Bipartisan resistance in Congress to granting President Barack Obama fast-track authority to negotiate trade agreements won’t jeopardize a Pacific-region trade pact, U.S. Commerce Secretary Penny Pritzker said today.
The Obama administration has touted the benefits of the 12-nation Trans-Pacific Partnership as negotiators seek an agreement before Dec. 31 on an accord covering an area with $28 trillion in annual economic output.
“I don’t think TPP is in trouble,” Pritzker said during an interview at her office in Washington. She said fast-track authority, which allows the administration to negotiate trade pacts that lawmakers can’t amend, is “ultimately achievable.”
While Pritzker and U.S. Trade Representative Michael Froman have called for renewal of fast-track, which expired in 2007, lawmakers from both parties have said they want more say in the accord.
Earlier this month, 151 House Democrats sent a letter to Obama stating their opposition to fast-track, officially known as Trade Promotion Authority, citing lack of congressional consultation in the Pacific-rim negotiations. A group of 22 House Republicans have separately said they won’t cede authority to the president to negotiate trade deals.
“We have to ramp-up what we’re doing” and underscore the benefits of free-trade deals for businesses and the total economy in order to get renewal, Pritzker said.
While business leaders support Obama’s trade push, they are less sanguine about the congressional hurdles.
Fast-track renewal is “faced with greater headwinds than perhaps ever in the past,” John Engler, a former Republican governor of Michigan who is now president of the Business Roundtable, said in a phone interview.
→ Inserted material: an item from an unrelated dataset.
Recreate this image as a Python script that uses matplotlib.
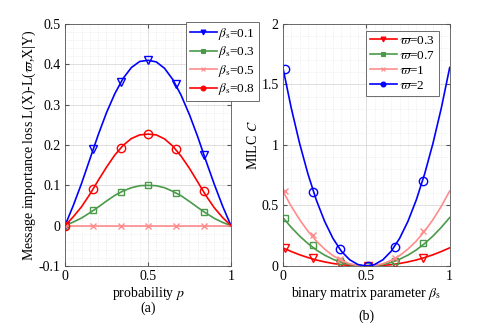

The Washington-based group’s members include the chief executives of major U.S. companies including Boeing Co., Exxon Mobil Corp. and Verizon Communications Inc.
Engler said the fact that the administration and Congress didn’t work on renewing fast-track authority immediately after the U.S. ratified trade accords with Colombia, Panama and South Korea in 2011 makes it harder to negotiate the Pacific pact.
Pritzker pledged during her confirmation hearing in May that she would serve as a bridge between the business community and the Obama administration, after business groups complained of a strained relationship with the White House. On Nov. 14, Pritzker announced the agency’s priorities -- expanding trade and investment, promoting innovation and making government data more useful for companies -- as part of her “Open for Business” agenda.
Engler said Pritzker is a “good advocate for business” and lauded her focus on trade.
Jay Timmons, president of the National Association of Manufacturers, a Washington-based trade group, said he would give Pritzker an “A+” for her efforts to reach out to the industry to get a sense of their concerns.
“We want to make sure that she has a very loud voice in the Cabinet Room,” Timmons said in a phone interview.
Obama in 2010 set a goal of expanding U.S. exports to $3.14 trillion in value by the end of 2014, double their value during his first year in office, as worldwide demand shrank after the economic crisis. While goods and services exports have reached record levels of at least $185 billion per month this year, they’re not on pace to achieve the president’s goal. In 2012, U.S. exports were valued at $2.2 trillion.
“I applaud the president for setting a five-year goal, but the reality is that this is not a five-year proposition, this is about changing the DNA of American business,” Pritzker said.
Export strategy “needs to be bigger than just how many dollars and how many companies,” said Pritzker. “It’s about changing a culture.”